Today was all about Thomas the Train. My son loves anything with wheels, and got a lovely little wooden Thomas train set from Santa. He's become a bit obsessed. Yes, we encourage him. If you've ever seen the Thomas tv show, and compared it to something high-pitched like Dora, you'd probably understand why. But he is welcome to enjoy other things, and yet he obsesses over his "choo-choo" jammies and his "choo-choo" toothpaste. After this afternoon's unwrapping fest, he now has several miles of wooden tracks (and a bridge!) and at least 500 more train cars to connect together. And new Thomas sheets to fit his toddler bed (which is still a crib for the moment). And a giant stuffed Thomas the Train pillow. And books, books, books. The kid's in heaven.

I even made him a Thomas the Train cake, as best I could. I don't know that the photos do it justice, which is probably a good thing. I'm no professional cake decorator :) The cake pan is not Thomas, just a train car "muffin" pan, but I did my best with icing and colored sugar. About halfway through the decorating, I was ready to chuck the whole thing and run to the grocery store for a real cake. And then Trystan saw what I was doing and started cooing "Ooohh! Wow!" at me every time I'd pick up a train car to add a new color. That made the whole thing worthwhile. Good thing we photographed it, because it was very tasty :) Unfortunately, he was a little sad later that it disappeared from the table (don't think he understood that when he was eating "Thomas" that the choo choo set was sliding down his gullet).

Today has been a bit hard for me. We plugged a memory card full of 4.5 years of photos into our Wii and let it cycle through them all afternoon. Watching Charlotte's baby photos, and toddler photos, and the few with my bulging Trystan belly make me sad for the days of Charlotte as the round, giggly 2-year old. And then a scanned version of one of Trystan's first ultrasound photos flashed on the screen. The ultrasound that told us that all was not well with the new baby. And then came the photos of Trystan in the NICU, GI tube taped to his face and PIC(?) line taped to his head. And the one of Charlotte with her baby brother, both cuddled on their daddy's lap, at home for the first time together on Easter Sunday that year.
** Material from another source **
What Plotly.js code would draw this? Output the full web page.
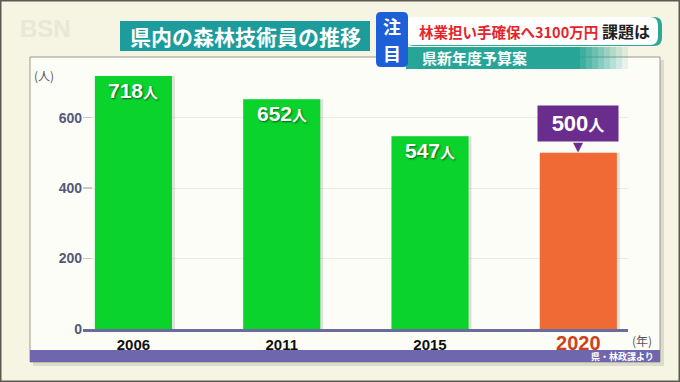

I have a beautiful, smart, busy, mischevious, active, dexterous, fun, and currently quite healthy 2 year old boy. Not quite a baby, not quite a kid. He jabbers constantly, though his pronunciation sucks right now :) This week, he's been saying "cupcake" loud and clear. He likes to use the potty--but only when we're away from the house. He hits people when he gets frustrated (a habit we're working hard at breaking), and he loves to snuggle, and to give hugs when he's happy. His very kissable belly has two scars--one so faint you can hardly see it, the other large and ugly, though fading. I know within the next year or two we'll have to add a third, for his heart.

Tonight, I'm happy and proud to be his mamma. And maybe a little teary, too.